The tour ended before the troublemaker, Hopper’s, portrait in Parrish Parlors, and it hit me — or else it was a side-effect of the gasoline fumes intermingling with the yet-to-be-historicized historical byproducts of my generation — all obstacles and barriers to the “oekonomia” of Swarthmore, swirling around inside my head. The “haven” seemed a cage, complicit in an unsustainable system of energy-appropriation: hydro-fracturing, deep-sea drilling, the general absence of democracy in the Middle East and Russia. The fossil fuels in which the intimacy of our institution and our “house-conduct” are invested are more profitable, after all, and a greater return on investment for the institution of private education, than most of its students.
Not only are there no buildings or walkways on campus named after the troublemaker, Isaac Hopper, but there are no buildings, or institutions on campus, to my knowledge, named after slaves, former slaves, fossils or fuels. McCabe, Bond, Magill and Parrish all remain monolithically human and impersonal, like the slaves and fossil fuels that produced the American industrial revolution and whose historical momentum, moreover, produces the paper form and continues to reproduce the electronic form of this article. Unless we dig into their histories.

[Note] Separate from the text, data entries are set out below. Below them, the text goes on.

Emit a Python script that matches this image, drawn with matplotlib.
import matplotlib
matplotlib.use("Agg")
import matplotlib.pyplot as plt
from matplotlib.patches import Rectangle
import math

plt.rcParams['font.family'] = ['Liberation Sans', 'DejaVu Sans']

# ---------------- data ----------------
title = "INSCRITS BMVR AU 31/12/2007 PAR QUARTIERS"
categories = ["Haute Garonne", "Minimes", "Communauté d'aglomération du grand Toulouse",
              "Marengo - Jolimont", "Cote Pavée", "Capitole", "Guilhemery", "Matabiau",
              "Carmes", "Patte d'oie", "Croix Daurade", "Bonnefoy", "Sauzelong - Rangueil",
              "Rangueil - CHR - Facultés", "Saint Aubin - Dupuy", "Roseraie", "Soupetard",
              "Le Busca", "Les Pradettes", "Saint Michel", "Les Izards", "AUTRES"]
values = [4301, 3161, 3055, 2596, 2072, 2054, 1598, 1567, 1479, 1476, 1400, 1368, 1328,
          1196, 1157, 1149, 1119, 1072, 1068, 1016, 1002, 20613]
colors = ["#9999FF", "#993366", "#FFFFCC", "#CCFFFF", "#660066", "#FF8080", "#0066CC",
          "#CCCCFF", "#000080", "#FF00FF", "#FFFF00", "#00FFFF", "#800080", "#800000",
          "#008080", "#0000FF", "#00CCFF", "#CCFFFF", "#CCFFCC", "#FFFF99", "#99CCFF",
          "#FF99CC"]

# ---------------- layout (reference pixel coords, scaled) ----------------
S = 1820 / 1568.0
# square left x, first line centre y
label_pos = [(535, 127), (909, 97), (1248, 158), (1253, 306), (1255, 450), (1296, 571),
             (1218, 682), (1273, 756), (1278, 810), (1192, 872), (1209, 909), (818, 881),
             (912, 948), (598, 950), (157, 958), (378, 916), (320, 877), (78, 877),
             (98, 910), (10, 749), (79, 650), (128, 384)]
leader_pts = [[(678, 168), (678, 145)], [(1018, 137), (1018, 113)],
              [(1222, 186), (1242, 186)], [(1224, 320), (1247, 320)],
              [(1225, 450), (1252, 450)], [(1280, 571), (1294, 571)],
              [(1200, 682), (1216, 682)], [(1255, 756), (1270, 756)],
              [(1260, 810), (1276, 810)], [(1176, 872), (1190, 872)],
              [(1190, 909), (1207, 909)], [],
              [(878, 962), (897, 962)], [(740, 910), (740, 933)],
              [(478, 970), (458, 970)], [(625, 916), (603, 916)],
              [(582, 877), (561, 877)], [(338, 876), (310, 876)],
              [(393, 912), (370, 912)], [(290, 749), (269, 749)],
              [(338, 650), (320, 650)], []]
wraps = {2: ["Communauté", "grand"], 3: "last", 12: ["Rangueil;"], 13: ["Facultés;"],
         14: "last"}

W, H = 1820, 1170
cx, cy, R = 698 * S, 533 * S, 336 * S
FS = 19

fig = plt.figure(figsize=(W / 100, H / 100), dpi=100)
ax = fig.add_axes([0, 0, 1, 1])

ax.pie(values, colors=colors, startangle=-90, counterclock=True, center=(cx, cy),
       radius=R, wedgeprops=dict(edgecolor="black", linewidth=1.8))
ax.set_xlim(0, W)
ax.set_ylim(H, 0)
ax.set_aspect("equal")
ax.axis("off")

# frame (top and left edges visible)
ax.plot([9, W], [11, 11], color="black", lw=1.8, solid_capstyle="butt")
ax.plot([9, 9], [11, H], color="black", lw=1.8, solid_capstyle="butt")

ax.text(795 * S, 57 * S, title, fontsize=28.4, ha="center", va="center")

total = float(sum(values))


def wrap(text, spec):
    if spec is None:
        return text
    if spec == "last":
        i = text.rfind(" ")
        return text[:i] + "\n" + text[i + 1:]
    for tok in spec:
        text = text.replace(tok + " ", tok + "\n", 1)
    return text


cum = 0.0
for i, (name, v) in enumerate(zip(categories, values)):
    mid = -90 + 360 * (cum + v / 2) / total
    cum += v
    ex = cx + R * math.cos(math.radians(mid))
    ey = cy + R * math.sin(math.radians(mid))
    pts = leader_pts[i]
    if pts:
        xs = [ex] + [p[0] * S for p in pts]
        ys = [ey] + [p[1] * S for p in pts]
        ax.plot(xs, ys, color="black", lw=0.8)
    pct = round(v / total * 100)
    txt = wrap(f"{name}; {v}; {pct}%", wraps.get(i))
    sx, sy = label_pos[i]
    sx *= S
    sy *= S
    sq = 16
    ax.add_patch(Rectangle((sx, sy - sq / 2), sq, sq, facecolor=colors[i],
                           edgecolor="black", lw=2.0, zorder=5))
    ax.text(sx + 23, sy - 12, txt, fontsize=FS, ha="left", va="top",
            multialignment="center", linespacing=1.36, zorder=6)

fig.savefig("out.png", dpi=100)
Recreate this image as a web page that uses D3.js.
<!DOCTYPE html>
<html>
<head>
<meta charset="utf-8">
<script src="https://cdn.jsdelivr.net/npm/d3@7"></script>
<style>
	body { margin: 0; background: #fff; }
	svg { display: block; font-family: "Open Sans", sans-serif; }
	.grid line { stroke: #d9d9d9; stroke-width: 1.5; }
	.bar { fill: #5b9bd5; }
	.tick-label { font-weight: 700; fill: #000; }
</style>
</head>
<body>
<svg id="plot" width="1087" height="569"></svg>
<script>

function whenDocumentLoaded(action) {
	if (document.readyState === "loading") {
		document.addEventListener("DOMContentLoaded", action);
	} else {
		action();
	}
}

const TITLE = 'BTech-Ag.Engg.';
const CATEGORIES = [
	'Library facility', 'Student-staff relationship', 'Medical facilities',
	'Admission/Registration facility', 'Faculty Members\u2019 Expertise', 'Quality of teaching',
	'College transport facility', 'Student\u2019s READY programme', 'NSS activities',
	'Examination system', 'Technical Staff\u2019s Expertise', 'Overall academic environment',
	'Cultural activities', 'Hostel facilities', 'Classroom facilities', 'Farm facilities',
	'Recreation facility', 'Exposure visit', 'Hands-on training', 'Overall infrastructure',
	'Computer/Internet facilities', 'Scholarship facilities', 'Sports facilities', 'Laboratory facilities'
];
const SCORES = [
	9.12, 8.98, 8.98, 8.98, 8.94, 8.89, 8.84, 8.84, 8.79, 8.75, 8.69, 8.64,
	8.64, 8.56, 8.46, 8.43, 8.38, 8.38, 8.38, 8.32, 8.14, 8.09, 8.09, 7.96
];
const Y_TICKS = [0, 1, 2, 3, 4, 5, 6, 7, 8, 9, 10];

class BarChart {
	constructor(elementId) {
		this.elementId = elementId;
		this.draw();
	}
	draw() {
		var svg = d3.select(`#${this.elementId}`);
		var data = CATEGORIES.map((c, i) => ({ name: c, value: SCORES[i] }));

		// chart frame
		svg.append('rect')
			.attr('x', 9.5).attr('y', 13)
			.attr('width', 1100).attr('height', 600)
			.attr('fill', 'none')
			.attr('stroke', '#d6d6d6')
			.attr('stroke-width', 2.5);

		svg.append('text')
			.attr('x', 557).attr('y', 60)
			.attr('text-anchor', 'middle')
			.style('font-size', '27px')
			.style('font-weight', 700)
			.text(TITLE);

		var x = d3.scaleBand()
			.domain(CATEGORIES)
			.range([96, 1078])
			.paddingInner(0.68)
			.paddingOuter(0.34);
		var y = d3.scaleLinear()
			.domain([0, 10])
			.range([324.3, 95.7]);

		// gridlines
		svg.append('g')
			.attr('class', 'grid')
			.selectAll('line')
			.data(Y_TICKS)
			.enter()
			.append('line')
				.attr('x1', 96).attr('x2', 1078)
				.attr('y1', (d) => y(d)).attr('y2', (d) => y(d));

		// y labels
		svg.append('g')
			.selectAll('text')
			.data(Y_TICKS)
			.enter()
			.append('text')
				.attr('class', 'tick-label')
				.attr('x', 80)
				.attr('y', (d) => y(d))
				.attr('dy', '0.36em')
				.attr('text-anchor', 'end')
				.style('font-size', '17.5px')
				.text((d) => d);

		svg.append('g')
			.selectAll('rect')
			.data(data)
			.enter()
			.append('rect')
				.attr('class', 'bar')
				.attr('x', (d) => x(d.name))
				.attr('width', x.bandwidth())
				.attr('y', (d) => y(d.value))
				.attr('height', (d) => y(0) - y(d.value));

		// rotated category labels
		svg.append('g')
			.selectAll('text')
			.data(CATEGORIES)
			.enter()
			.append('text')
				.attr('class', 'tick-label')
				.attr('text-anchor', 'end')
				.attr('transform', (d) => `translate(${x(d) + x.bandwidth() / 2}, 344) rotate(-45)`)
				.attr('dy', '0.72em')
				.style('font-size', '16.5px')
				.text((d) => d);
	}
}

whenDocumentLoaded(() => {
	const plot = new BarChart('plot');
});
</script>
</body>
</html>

The Underground Railway can be found beneath the names of McCabe, Bond, Magill, and Parrish, but so too can pipes full of natural gas, and a power grid dependent on fossil fuels.
If Swarthmore doesn’t recognize itself and its own opportunities in the inspiring frame of Isaac Hopper and in his stubborn need to act as a political obstacle to unsustainable, inhumane systems of appropriation, then Swarthmore loses the opportunity to be remembered and studied as an example of a “haven.” At the moment, it seems more of an example of “civil society’s” status quo than anything else.
“These names, they’re not just those of dead, white men.” They’re exemplary narratives, symbols, guides.
There’s a reason, after all, why we have a portrait of Hopper, and why Aydelotte’s preference for Honors over equality is seen now as a colossal historical failure.